Red Hook Memorial Park to get fresh look for Veterans Day
RED HOOK, N.Y. – The village’s Memorial Park is a 260-foot-long section of landscaped green space that has a 60-by-20-foot area maintained by VFW Post 7765 as a tribute to military personnel who made the ultimate sacrifice.
VFW member Dave Feroe gave an update on improvements to the small park that carries a large history, during a meeting with Village Board members last week.
“There are two new benches being installed on a larger concrete slab,” he said. “There are scrubs being removed to open up the book of the memorial.”
Feroe said the work is expected to be done by Veterans Day at a cost of $3,800. He said the effort to keep the site trim started after recent ceremonies drew large audiences.
“We were at a (VFW) meeting…and said we needed a couple more benches because on Memorial Day we had so many people,” he said.
The location offers a place of solitude along North Broadway/U.S. Route 9 on 0.83 acres that was donated by the Cookingham family on April 10, 1942. It also includes an area of flowering plants that is maintained by the Old Dutch Garden Club.
Officials said there will be some scrubs that will be removed but some of the trees have come to have a sentimental significance.
“There are two weeping cherry trees there that we’d like to have as a sentry over the marble monument,” Feroe said.
Feroe served in the U.S. Army from 1969-72 and said he feels a deep sense of family tradition that comes from serving in the military.
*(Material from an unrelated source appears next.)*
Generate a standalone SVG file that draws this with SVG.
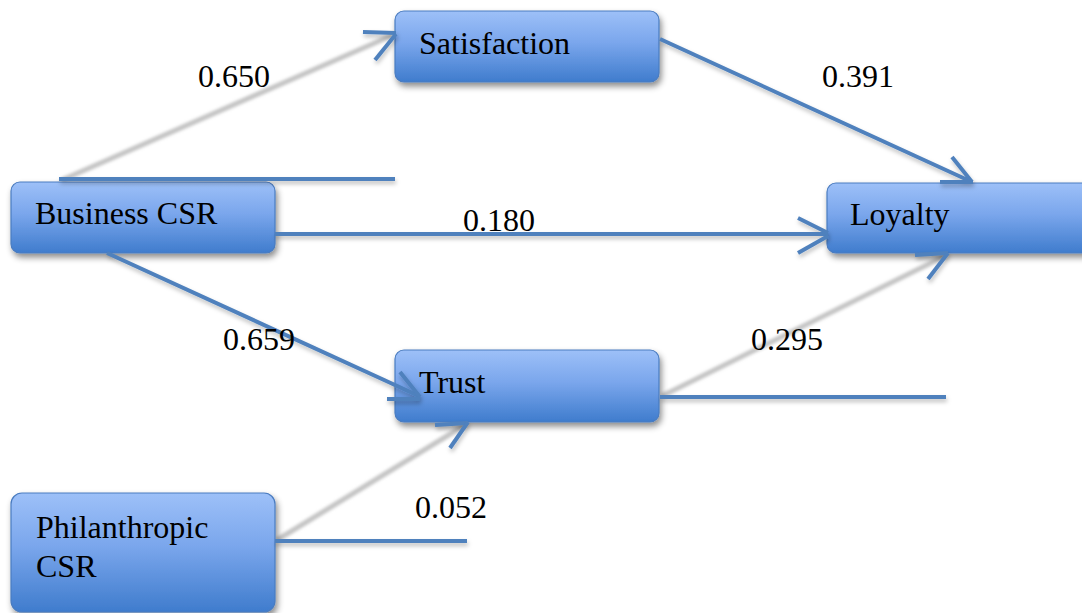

“This is all about American heritage,” he said.
Feroe said that there are families in the town that have a long tradition of service in the armed forces.
“I go back to the Palatine move in the 1500s when they brought the Feroe clan over from Germany,” he said.
“There’s a Feroe Avenue in Tivoli,” he said. “Col. Feroe trained Minute Men at the post office in Rhinebeck for the revolution. I have a great, great, great-grandfather who helped string the chain across the Hudson to keep the British from coming up, my grandfather in World War I was in the Signal Corp up and down France on the railroad artillery, my father (was) in World War II and Korea, and for me Vietnam.”